:: What to produce ::
Reproduce every line of the material below, but drop the pictures.

:: Provided material ::
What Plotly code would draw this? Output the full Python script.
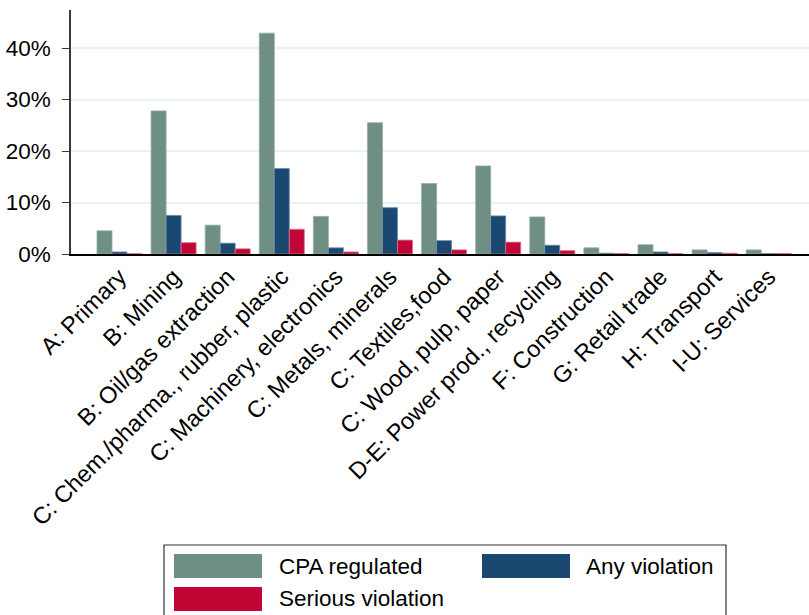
import plotly.graph_objects as go

# Sector categories and shares of firms (percent)
sectors = [
    "A: Primary",
    "B: Mining",
    "B: Oil/gas extraction",
    "C: Chem./pharma., rubber, plastic",
    "C: Machinery, electronics",
    "C: Metals, minerals",
    "C: Textiles,food",
    "C: Wood, pulp, paper",
    "D-E: Power prod., recycling",
    "F: Construction",
    "G: Retail trade",
    "H: Transport",
    "I-U: Services",
]
cpa_regulated = [4.5, 27.8, 5.6, 42.9, 7.3, 25.5, 13.7, 17.1, 7.2, 1.2, 1.8, 0.8, 0.8]
any_violation = [0.4, 7.5, 2.1, 16.6, 1.2, 9.0, 2.6, 7.4, 1.7, 0.15, 0.4, 0.3, 0.1]
serious_violation = [0.05, 2.2, 1.0, 4.8, 0.4, 2.7, 0.8, 2.3, 0.65, 0.1, 0.1, 0.15, 0.1]
y_ticks = [0, 10, 20, 30, 40]
y_tick_text = ["0%", "10%", "20%", "30%", "40%"]

series = [
    ("CPA regulated", cpa_regulated, "#6f8f84", "#93aca3"),
    ("Any violation", any_violation, "#1b4870", "#6f8cab"),
    ("Serious violation", serious_violation, "#c10534", "#de6b86"),
]

W, H = 809, 615
L, R, T, B = 71, 809, 10, 254  # plot area in pixels

fig = go.Figure()
for name, vals, color, edge in series:
    fig.add_trace(go.Bar(
        x=sectors, y=vals, name=name,
        marker=dict(color=color, line=dict(color=edge, width=0.8)),
        showlegend=False,
    ))

font = "Liberation Sans, Arial, sans-serif"

fig.update_layout(
    width=W, height=H,
    margin=dict(l=L, r=W - R, t=T, b=H - B, pad=0),
    paper_bgcolor="white", plot_bgcolor="white",
    barmode="group", bargap=0.168, bargroupgap=0,
    font=dict(family=font, size=22, color="#000000"),
    xaxis=dict(
        type="category",
        range=[-0.8965, 12.745],
        tickangle=-45,
        tickfont=dict(size=23.5),
        showgrid=False,
        showline=True, linecolor="#000000", linewidth=1.5,
        ticks="", ticklabelstandoff=-2,
        zeroline=False,
    ),
    yaxis=dict(
        range=[0, 47.4],
        tickvals=y_ticks, ticktext=y_tick_text,
        tickfont=dict(size=22.5),
        showgrid=True, gridcolor="#eaf2f3", gridwidth=1.5,
        showline=True, linecolor="#3a3a3a", linewidth=1.5,
        ticks="outside", ticklen=7, tickcolor="#3a3a3a", tickwidth=1.2,
        ticklabelstandoff=7,
        zeroline=False,
    ),
)

# Legend panel below the plot, drawn in paper coordinates
def px(x):
    return (x - L) / (R - L)

def py(y):
    return (B - y) / (B - T)

shapes = [dict(type="rect", xref="paper", yref="paper",
               x0=px(164), x1=px(726), y0=py(545), y1=py(640),
               line=dict(color="#333333", width=1.2), fillcolor="white", layer="below")]
annotations = []
slots = [(174, 554, 277), (482, 554, 584), (174, 587, 277)]
for (name, _, color, _), (sx, sy, tx) in zip(series, slots):
    shapes.append(dict(type="rect", xref="paper", yref="paper",
                       x0=px(sx), x1=px(sx + 88), y0=py(sy), y1=py(sy + 24),
                       line=dict(width=0), fillcolor=color))
    annotations.append(dict(xref="paper", yref="paper", x=px(tx), y=py(sy + 12),
                            text=name, showarrow=False, xanchor="left", yanchor="middle",
                            font=dict(size=22.5, family=font, color="#000000")))

fig.update_layout(shapes=shapes, annotations=annotations)

fig.write_html("out.html")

:: Result of the exercise ::
What Plotly code would draw this? Output the full Python script.
import plotly.graph_objects as go

# Sector categories and shares of firms (percent)
sectors = [
    "A: Primary",
    "B: Mining",
    "B: Oil/gas extraction",
    "C: Chem./pharma., rubber, plastic",
    "C: Machinery, electronics",
    "C: Metals, minerals",
    "C: Textiles,food",
    "C: Wood, pulp, paper",
    "D-E: Power prod., recycling",
    "F: Construction",
    "G: Retail trade",
    "H: Transport",
    "I-U: Services",
]
cpa_regulated = [4.5, 27.8, 5.6, 42.9, 7.3, 25.5, 13.7, 17.1, 7.2, 1.2, 1.8, 0.8, 0.8]
any_violation = [0.4, 7.5, 2.1, 16.6, 1.2, 9.0, 2.6, 7.4, 1.7, 0.15, 0.4, 0.3, 0.1]
serious_violation = [0.05, 2.2, 1.0, 4.8, 0.4, 2.7, 0.8, 2.3, 0.65, 0.1, 0.1, 0.15, 0.1]
y_ticks = [0, 10, 20, 30, 40]
y_tick_text = ["0%", "10%", "20%", "30%", "40%"]

series = [
    ("CPA regulated", cpa_regulated, "#6f8f84", "#93aca3"),
    ("Any violation", any_violation, "#1b4870", "#6f8cab"),
    ("Serious violation", serious_violation, "#c10534", "#de6b86"),
]

W, H = 809, 615
L, R, T, B = 71, 809, 10, 254  # plot area in pixels

fig = go.Figure()
for name, vals, color, edge in series:
    fig.add_trace(go.Bar(
        x=sectors, y=vals, name=name,
        marker=dict(color=color, line=dict(color=edge, width=0.8)),
        showlegend=False,
    ))

font = "Liberation Sans, Arial, sans-serif"

fig.update_layout(
    width=W, height=H,
    margin=dict(l=L, r=W - R, t=T, b=H - B, pad=0),
    paper_bgcolor="white", plot_bgcolor="white",
    barmode="group", bargap=0.168, bargroupgap=0,
    font=dict(family=font, size=22, color="#000000"),
    xaxis=dict(
        type="category",
        range=[-0.8965, 12.745],
        tickangle=-45,
        tickfont=dict(size=23.5),
        showgrid=False,
        showline=True, linecolor="#000000", linewidth=1.5,
        ticks="", ticklabelstandoff=-2,
        zeroline=False,
    ),
    yaxis=dict(
        range=[0, 47.4],
        tickvals=y_ticks, ticktext=y_tick_text,
        tickfont=dict(size=22.5),
        showgrid=True, gridcolor="#eaf2f3", gridwidth=1.5,
        showline=True, linecolor="#3a3a3a", linewidth=1.5,
        ticks="outside", ticklen=7, tickcolor="#3a3a3a", tickwidth=1.2,
        ticklabelstandoff=7,
        zeroline=False,
    ),
)

# Legend panel below the plot, drawn in paper coordinates
def px(x):
    return (x - L) / (R - L)

def py(y):
    return (B - y) / (B - T)

shapes = [dict(type="rect", xref="paper", yref="paper",
               x0=px(164), x1=px(726), y0=py(545), y1=py(640),
               line=dict(color="#333333", width=1.2), fillcolor="white", layer="below")]
annotations = []
slots = [(174, 554, 277), (482, 554, 584), (174, 587, 277)]
for (name, _, color, _), (sx, sy, tx) in zip(series, slots):
    shapes.append(dict(type="rect", xref="paper", yref="paper",
                       x0=px(sx), x1=px(sx + 88), y0=py(sy), y1=py(sy + 24),
                       line=dict(width=0), fillcolor=color))
    annotations.append(dict(xref="paper", yref="paper", x=px(tx), y=py(sy + 12),
                            text=name, showarrow=False, xanchor="left", yanchor="middle",
                            font=dict(size=22.5, family=font, color="#000000")))

fig.update_layout(shapes=shapes, annotations=annotations)

fig.write_html("out.html")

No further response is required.